• **TASK GOAL**: Do not include the pictures; repeat the rest of the data exactly.

^^^^^^^^

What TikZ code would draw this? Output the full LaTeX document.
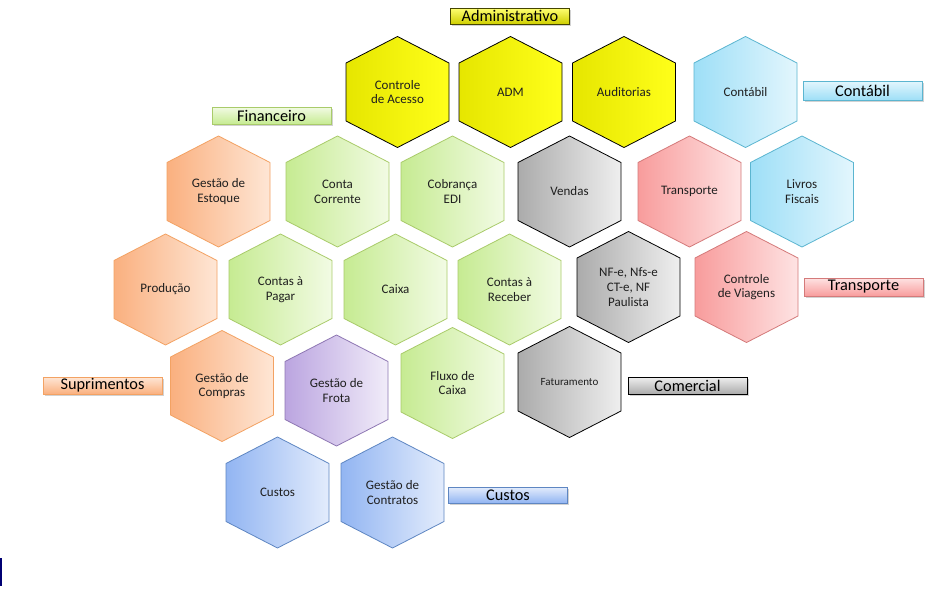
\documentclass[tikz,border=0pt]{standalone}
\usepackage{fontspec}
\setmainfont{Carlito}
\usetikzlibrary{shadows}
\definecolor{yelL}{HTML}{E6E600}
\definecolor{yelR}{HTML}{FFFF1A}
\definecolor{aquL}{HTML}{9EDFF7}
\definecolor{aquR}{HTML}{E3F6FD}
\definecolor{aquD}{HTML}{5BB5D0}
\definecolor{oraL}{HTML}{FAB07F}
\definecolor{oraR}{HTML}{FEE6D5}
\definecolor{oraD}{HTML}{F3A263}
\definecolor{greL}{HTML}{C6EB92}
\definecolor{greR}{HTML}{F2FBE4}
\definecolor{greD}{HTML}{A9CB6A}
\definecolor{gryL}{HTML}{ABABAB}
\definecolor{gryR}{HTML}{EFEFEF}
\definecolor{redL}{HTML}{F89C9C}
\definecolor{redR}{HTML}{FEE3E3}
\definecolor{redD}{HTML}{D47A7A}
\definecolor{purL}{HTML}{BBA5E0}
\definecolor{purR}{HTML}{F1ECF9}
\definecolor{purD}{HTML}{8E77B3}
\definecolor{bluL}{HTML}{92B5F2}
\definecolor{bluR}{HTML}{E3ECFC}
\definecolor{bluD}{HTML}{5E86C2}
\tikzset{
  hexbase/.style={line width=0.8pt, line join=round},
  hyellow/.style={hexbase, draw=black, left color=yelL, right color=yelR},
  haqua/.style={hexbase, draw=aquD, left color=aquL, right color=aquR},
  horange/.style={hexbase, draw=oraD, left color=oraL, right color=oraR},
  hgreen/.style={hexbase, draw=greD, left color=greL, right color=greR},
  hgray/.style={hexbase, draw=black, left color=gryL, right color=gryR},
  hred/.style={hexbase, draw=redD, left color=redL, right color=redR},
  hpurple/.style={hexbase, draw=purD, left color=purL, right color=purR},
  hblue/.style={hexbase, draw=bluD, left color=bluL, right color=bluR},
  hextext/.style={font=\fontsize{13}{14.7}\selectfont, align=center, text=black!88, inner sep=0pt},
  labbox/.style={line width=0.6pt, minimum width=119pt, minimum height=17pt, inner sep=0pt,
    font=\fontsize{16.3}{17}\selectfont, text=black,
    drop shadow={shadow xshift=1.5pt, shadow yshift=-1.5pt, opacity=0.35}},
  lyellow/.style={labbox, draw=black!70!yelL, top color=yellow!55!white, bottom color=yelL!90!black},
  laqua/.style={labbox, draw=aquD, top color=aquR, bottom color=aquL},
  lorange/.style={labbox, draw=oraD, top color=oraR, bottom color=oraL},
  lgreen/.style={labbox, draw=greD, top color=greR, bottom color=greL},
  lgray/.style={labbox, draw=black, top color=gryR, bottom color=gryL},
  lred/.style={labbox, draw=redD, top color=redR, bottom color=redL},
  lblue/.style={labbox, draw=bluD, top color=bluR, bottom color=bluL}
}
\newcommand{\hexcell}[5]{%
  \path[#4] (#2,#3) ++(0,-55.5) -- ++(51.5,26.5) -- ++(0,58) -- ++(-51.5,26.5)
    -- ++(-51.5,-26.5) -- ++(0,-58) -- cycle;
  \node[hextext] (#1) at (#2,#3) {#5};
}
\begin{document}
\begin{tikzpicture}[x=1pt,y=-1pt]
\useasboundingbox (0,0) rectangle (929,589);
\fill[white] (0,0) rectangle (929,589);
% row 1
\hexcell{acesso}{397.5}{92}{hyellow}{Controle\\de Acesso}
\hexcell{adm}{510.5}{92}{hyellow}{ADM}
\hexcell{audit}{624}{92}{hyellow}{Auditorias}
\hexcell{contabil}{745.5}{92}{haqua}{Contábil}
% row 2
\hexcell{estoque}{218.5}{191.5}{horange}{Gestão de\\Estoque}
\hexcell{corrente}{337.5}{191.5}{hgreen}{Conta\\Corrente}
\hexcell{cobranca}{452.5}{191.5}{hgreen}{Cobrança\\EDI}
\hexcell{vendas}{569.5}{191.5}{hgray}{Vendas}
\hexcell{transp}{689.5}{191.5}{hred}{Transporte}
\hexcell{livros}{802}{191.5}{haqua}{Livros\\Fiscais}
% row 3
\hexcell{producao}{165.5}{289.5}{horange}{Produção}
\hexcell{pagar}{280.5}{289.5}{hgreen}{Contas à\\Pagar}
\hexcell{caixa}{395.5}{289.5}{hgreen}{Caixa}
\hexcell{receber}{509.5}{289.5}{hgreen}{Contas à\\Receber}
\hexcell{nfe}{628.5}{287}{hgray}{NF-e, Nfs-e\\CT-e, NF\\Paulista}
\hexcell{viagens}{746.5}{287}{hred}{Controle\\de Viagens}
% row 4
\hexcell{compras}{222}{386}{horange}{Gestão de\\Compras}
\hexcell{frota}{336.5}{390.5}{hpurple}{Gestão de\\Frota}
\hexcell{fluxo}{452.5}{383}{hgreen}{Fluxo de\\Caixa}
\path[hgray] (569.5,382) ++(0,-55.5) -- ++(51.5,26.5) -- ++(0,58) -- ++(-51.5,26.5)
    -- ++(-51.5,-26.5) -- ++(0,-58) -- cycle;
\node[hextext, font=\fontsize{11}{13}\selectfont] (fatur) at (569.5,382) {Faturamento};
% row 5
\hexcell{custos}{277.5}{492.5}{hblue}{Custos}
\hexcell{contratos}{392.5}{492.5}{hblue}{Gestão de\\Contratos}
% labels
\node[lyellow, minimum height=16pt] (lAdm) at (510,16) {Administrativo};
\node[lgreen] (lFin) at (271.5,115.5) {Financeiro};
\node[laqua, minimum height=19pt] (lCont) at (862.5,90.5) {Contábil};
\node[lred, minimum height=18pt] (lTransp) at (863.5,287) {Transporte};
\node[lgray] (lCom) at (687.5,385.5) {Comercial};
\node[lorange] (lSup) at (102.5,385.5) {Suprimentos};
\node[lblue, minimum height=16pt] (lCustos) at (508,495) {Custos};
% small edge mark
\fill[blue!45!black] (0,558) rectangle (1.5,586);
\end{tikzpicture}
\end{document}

^^^^^^^^

• **ANSWER TO THE EXERCISE**:
What TikZ code would draw this? Output the full LaTeX document.
\documentclass[tikz,border=0pt]{standalone}
\usepackage{fontspec}
\setmainfont{Carlito}
\usetikzlibrary{shadows}
\definecolor{yelL}{HTML}{E6E600}
\definecolor{yelR}{HTML}{FFFF1A}
\definecolor{aquL}{HTML}{9EDFF7}
\definecolor{aquR}{HTML}{E3F6FD}
\definecolor{aquD}{HTML}{5BB5D0}
\definecolor{oraL}{HTML}{FAB07F}
\definecolor{oraR}{HTML}{FEE6D5}
\definecolor{oraD}{HTML}{F3A263}
\definecolor{greL}{HTML}{C6EB92}
\definecolor{greR}{HTML}{F2FBE4}
\definecolor{greD}{HTML}{A9CB6A}
\definecolor{gryL}{HTML}{ABABAB}
\definecolor{gryR}{HTML}{EFEFEF}
\definecolor{redL}{HTML}{F89C9C}
\definecolor{redR}{HTML}{FEE3E3}
\definecolor{redD}{HTML}{D47A7A}
\definecolor{purL}{HTML}{BBA5E0}
\definecolor{purR}{HTML}{F1ECF9}
\definecolor{purD}{HTML}{8E77B3}
\definecolor{bluL}{HTML}{92B5F2}
\definecolor{bluR}{HTML}{E3ECFC}
\definecolor{bluD}{HTML}{5E86C2}
\tikzset{
  hexbase/.style={line width=0.8pt, line join=round},
  hyellow/.style={hexbase, draw=black, left color=yelL, right color=yelR},
  haqua/.style={hexbase, draw=aquD, left color=aquL, right color=aquR},
  horange/.style={hexbase, draw=oraD, left color=oraL, right color=oraR},
  hgreen/.style={hexbase, draw=greD, left color=greL, right color=greR},
  hgray/.style={hexbase, draw=black, left color=gryL, right color=gryR},
  hred/.style={hexbase, draw=redD, left color=redL, right color=redR},
  hpurple/.style={hexbase, draw=purD, left color=purL, right color=purR},
  hblue/.style={hexbase, draw=bluD, left color=bluL, right color=bluR},
  hextext/.style={font=\fontsize{13}{14.7}\selectfont, align=center, text=black!88, inner sep=0pt},
  labbox/.style={line width=0.6pt, minimum width=119pt, minimum height=17pt, inner sep=0pt,
    font=\fontsize{16.3}{17}\selectfont, text=black,
    drop shadow={shadow xshift=1.5pt, shadow yshift=-1.5pt, opacity=0.35}},
  lyellow/.style={labbox, draw=black!70!yelL, top color=yellow!55!white, bottom color=yelL!90!black},
  laqua/.style={labbox, draw=aquD, top color=aquR, bottom color=aquL},
  lorange/.style={labbox, draw=oraD, top color=oraR, bottom color=oraL},
  lgreen/.style={labbox, draw=greD, top color=greR, bottom color=greL},
  lgray/.style={labbox, draw=black, top color=gryR, bottom color=gryL},
  lred/.style={labbox, draw=redD, top color=redR, bottom color=redL},
  lblue/.style={labbox, draw=bluD, top color=bluR, bottom color=bluL}
}
\newcommand{\hexcell}[5]{%
  \path[#4] (#2,#3) ++(0,-55.5) -- ++(51.5,26.5) -- ++(0,58) -- ++(-51.5,26.5)
    -- ++(-51.5,-26.5) -- ++(0,-58) -- cycle;
  \node[hextext] (#1) at (#2,#3) {#5};
}
\begin{document}
\begin{tikzpicture}[x=1pt,y=-1pt]
\useasboundingbox (0,0) rectangle (929,589);
\fill[white] (0,0) rectangle (929,589);
% row 1
\hexcell{acesso}{397.5}{92}{hyellow}{Controle\\de Acesso}
\hexcell{adm}{510.5}{92}{hyellow}{ADM}
\hexcell{audit}{624}{92}{hyellow}{Auditorias}
\hexcell{contabil}{745.5}{92}{haqua}{Contábil}
% row 2
\hexcell{estoque}{218.5}{191.5}{horange}{Gestão de\\Estoque}
\hexcell{corrente}{337.5}{191.5}{hgreen}{Conta\\Corrente}
\hexcell{cobranca}{452.5}{191.5}{hgreen}{Cobrança\\EDI}
\hexcell{vendas}{569.5}{191.5}{hgray}{Vendas}
\hexcell{transp}{689.5}{191.5}{hred}{Transporte}
\hexcell{livros}{802}{191.5}{haqua}{Livros\\Fiscais}
% row 3
\hexcell{producao}{165.5}{289.5}{horange}{Produção}
\hexcell{pagar}{280.5}{289.5}{hgreen}{Contas à\\Pagar}
\hexcell{caixa}{395.5}{289.5}{hgreen}{Caixa}
\hexcell{receber}{509.5}{289.5}{hgreen}{Contas à\\Receber}
\hexcell{nfe}{628.5}{287}{hgray}{NF-e, Nfs-e\\CT-e, NF\\Paulista}
\hexcell{viagens}{746.5}{287}{hred}{Controle\\de Viagens}
% row 4
\hexcell{compras}{222}{386}{horange}{Gestão de\\Compras}
\hexcell{frota}{336.5}{390.5}{hpurple}{Gestão de\\Frota}
\hexcell{fluxo}{452.5}{383}{hgreen}{Fluxo de\\Caixa}
\path[hgray] (569.5,382) ++(0,-55.5) -- ++(51.5,26.5) -- ++(0,58) -- ++(-51.5,26.5)
    -- ++(-51.5,-26.5) -- ++(0,-58) -- cycle;
\node[hextext, font=\fontsize{11}{13}\selectfont] (fatur) at (569.5,382) {Faturamento};
% row 5
\hexcell{custos}{277.5}{492.5}{hblue}{Custos}
\hexcell{contratos}{392.5}{492.5}{hblue}{Gestão de\\Contratos}
% labels
\node[lyellow, minimum height=16pt] (lAdm) at (510,16) {Administrativo};
\node[lgreen] (lFin) at (271.5,115.5) {Financeiro};
\node[laqua, minimum height=19pt] (lCont) at (862.5,90.5) {Contábil};
\node[lred, minimum height=18pt] (lTransp) at (863.5,287) {Transporte};
\node[lgray] (lCom) at (687.5,385.5) {Comercial};
\node[lorange] (lSup) at (102.5,385.5) {Suprimentos};
\node[lblue, minimum height=16pt] (lCustos) at (508,495) {Custos};
% small edge mark
\fill[blue!45!black] (0,558) rectangle (1.5,586);
\end{tikzpicture}
\end{document}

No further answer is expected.